____ PROVIDED DATA

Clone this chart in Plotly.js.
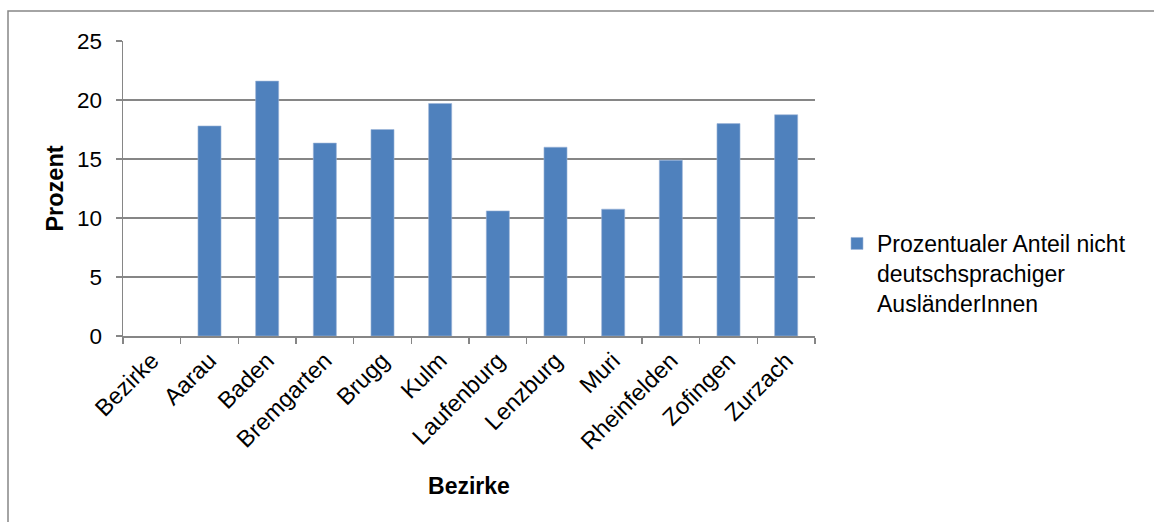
<!DOCTYPE html>
<html>
<head>
<meta charset="utf-8">
<script src="https://cdn.plot.ly/plotly-3.0.1.min.js"></script>
<style>html,body{margin:0;padding:0;background:#fff;}#chart{width:1154px;height:522px;}</style>
</head>
<body>
<div id="chart"></div>
<script>
const categories = ["Bezirke", "Aarau", "Baden", "Bremgarten", "Brugg", "Kulm", "Laufenburg", "Lenzburg", "Muri", "Rheinfelden", "Zofingen", "Zurzach"];
const values = [null, 17.8, 21.6, 16.35, 17.5, 19.7, 10.6, 16.0, 10.75, 14.9, 18.0, 18.75];
const seriesName = "Prozentualer Anteil nicht<br>deutschsprachiger<br>AusländerInnen";
const yTicks = [0, 5, 10, 15, 20, 25];

const W = 1154, H = 522;
const L = 123, R = 815, T = 41, B = 336;
const pw = R - L, ph = B - T;
const px = v => (v - L) / pw;
const py = v => (B - v) / ph;

const font = "Liberation Sans, Arial, sans-serif";
const gray = "#868686";

const trace = {
  type: "bar",
  x: categories,
  y: values,
  name: seriesName,
  marker: {color: "#4F81BD", line: {color: "#9db6d8", width: 0.6}},
  showlegend: true
};

const layout = {
  width: W, height: H,
  margin: {l: L, r: W - R, t: T, b: H - B, pad: 0},
  paper_bgcolor: "#fff",
  plot_bgcolor: "#fff",
  font: {family: font, color: "#000", size: 22},
  bargap: 0.6,
  showlegend: true,
  xaxis: {
    type: "category",
    tickangle: -45,
    ticks: "outside",
    tickson: "boundaries",
    ticklen: 6,
    tickcolor: gray,
    tickwidth: 1.3,
    showline: true,
    linecolor: gray,
    linewidth: 1.5,
    showgrid: false,
    tickfont: {family: font, size: 23.5, color: "#000"},
    title: {text: "<b>Bezirke</b>", font: {family: font, size: 23, color: "#000"}, standoff: 24}
  },
  yaxis: {
    range: [0, 25],
    tickvals: yTicks,
    ticks: "outside",
    ticklen: 6,
    tickcolor: gray,
    tickwidth: 1.3,
    showline: true,
    linecolor: gray,
    linewidth: 1.5,
    showgrid: true,
    gridcolor: gray,
    gridwidth: 1.3,
    zeroline: false,
    ticklabelstandoff: 9,
    tickfont: {family: font, size: 22.5, color: "#000"},
    title: {text: "<b>Prozent</b>", font: {family: font, size: 23.5, color: "#000"}, standoff: 6}
  },
  legend: {
    x: px(837), xanchor: "left",
    y: py(222), yanchor: "top",
    valign: "top",
    font: {family: font, size: 23, color: "#000"},
    bgcolor: "rgba(0,0,0,0)",
    borderwidth: 0,
    tracegroupgap: 0
  },
  shapes: [{
    type: "rect", xref: "paper", yref: "paper",
    x0: px(8), x1: px(1170), y0: py(11), y1: py(540),
    line: {color: gray, width: 1.5},
    fillcolor: "rgba(0,0,0,0)",
    layer: "below"
  }]
};

Plotly.newPlot("chart", [trace], layout, {displayModeBar: false, staticPlot: true});
</script>
</body>
</html>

________

### TASK BRIEF
Pictures are excluded; copy all other data exactly as shown.

### SOLUTION
Clone this chart in Plotly.js.
<!DOCTYPE html>
<html>
<head>
<meta charset="utf-8">
<script src="https://cdn.plot.ly/plotly-3.0.1.min.js"></script>
<style>html,body{margin:0;padding:0;background:#fff;}#chart{width:1154px;height:522px;}</style>
</head>
<body>
<div id="chart"></div>
<script>
const categories = ["Bezirke", "Aarau", "Baden", "Bremgarten", "Brugg", "Kulm", "Laufenburg", "Lenzburg", "Muri", "Rheinfelden", "Zofingen", "Zurzach"];
const values = [null, 17.8, 21.6, 16.35, 17.5, 19.7, 10.6, 16.0, 10.75, 14.9, 18.0, 18.75];
const seriesName = "Prozentualer Anteil nicht<br>deutschsprachiger<br>AusländerInnen";
const yTicks = [0, 5, 10, 15, 20, 25];

const W = 1154, H = 522;
const L = 123, R = 815, T = 41, B = 336;
const pw = R - L, ph = B - T;
const px = v => (v - L) / pw;
const py = v => (B - v) / ph;

const font = "Liberation Sans, Arial, sans-serif";
const gray = "#868686";

const trace = {
  type: "bar",
  x: categories,
  y: values,
  name: seriesName,
  marker: {color: "#4F81BD", line: {color: "#9db6d8", width: 0.6}},
  showlegend: true
};

const layout = {
  width: W, height: H,
  margin: {l: L, r: W - R, t: T, b: H - B, pad: 0},
  paper_bgcolor: "#fff",
  plot_bgcolor: "#fff",
  font: {family: font, color: "#000", size: 22},
  bargap: 0.6,
  showlegend: true,
  xaxis: {
    type: "category",
    tickangle: -45,
    ticks: "outside",
    tickson: "boundaries",
    ticklen: 6,
    tickcolor: gray,
    tickwidth: 1.3,
    showline: true,
    linecolor: gray,
    linewidth: 1.5,
    showgrid: false,
    tickfont: {family: font, size: 23.5, color: "#000"},
    title: {text: "<b>Bezirke</b>", font: {family: font, size: 23, color: "#000"}, standoff: 24}
  },
  yaxis: {
    range: [0, 25],
    tickvals: yTicks,
    ticks: "outside",
    ticklen: 6,
    tickcolor: gray,
    tickwidth: 1.3,
    showline: true,
    linecolor: gray,
    linewidth: 1.5,
    showgrid: true,
    gridcolor: gray,
    gridwidth: 1.3,
    zeroline: false,
    ticklabelstandoff: 9,
    tickfont: {family: font, size: 22.5, color: "#000"},
    title: {text: "<b>Prozent</b>", font: {family: font, size: 23.5, color: "#000"}, standoff: 6}
  },
  legend: {
    x: px(837), xanchor: "left",
    y: py(222), yanchor: "top",
    valign: "top",
    font: {family: font, size: 23, color: "#000"},
    bgcolor: "rgba(0,0,0,0)",
    borderwidth: 0,
    tracegroupgap: 0
  },
  shapes: [{
    type: "rect", xref: "paper", yref: "paper",
    x0: px(8), x1: px(1170), y0: py(11), y1: py(540),
    line: {color: gray, width: 1.5},
    fillcolor: "rgba(0,0,0,0)",
    layer: "below"
  }]
};

Plotly.newPlot("chart", [trace], layout, {displayModeBar: false, staticPlot: true});
</script>
</body>
</html>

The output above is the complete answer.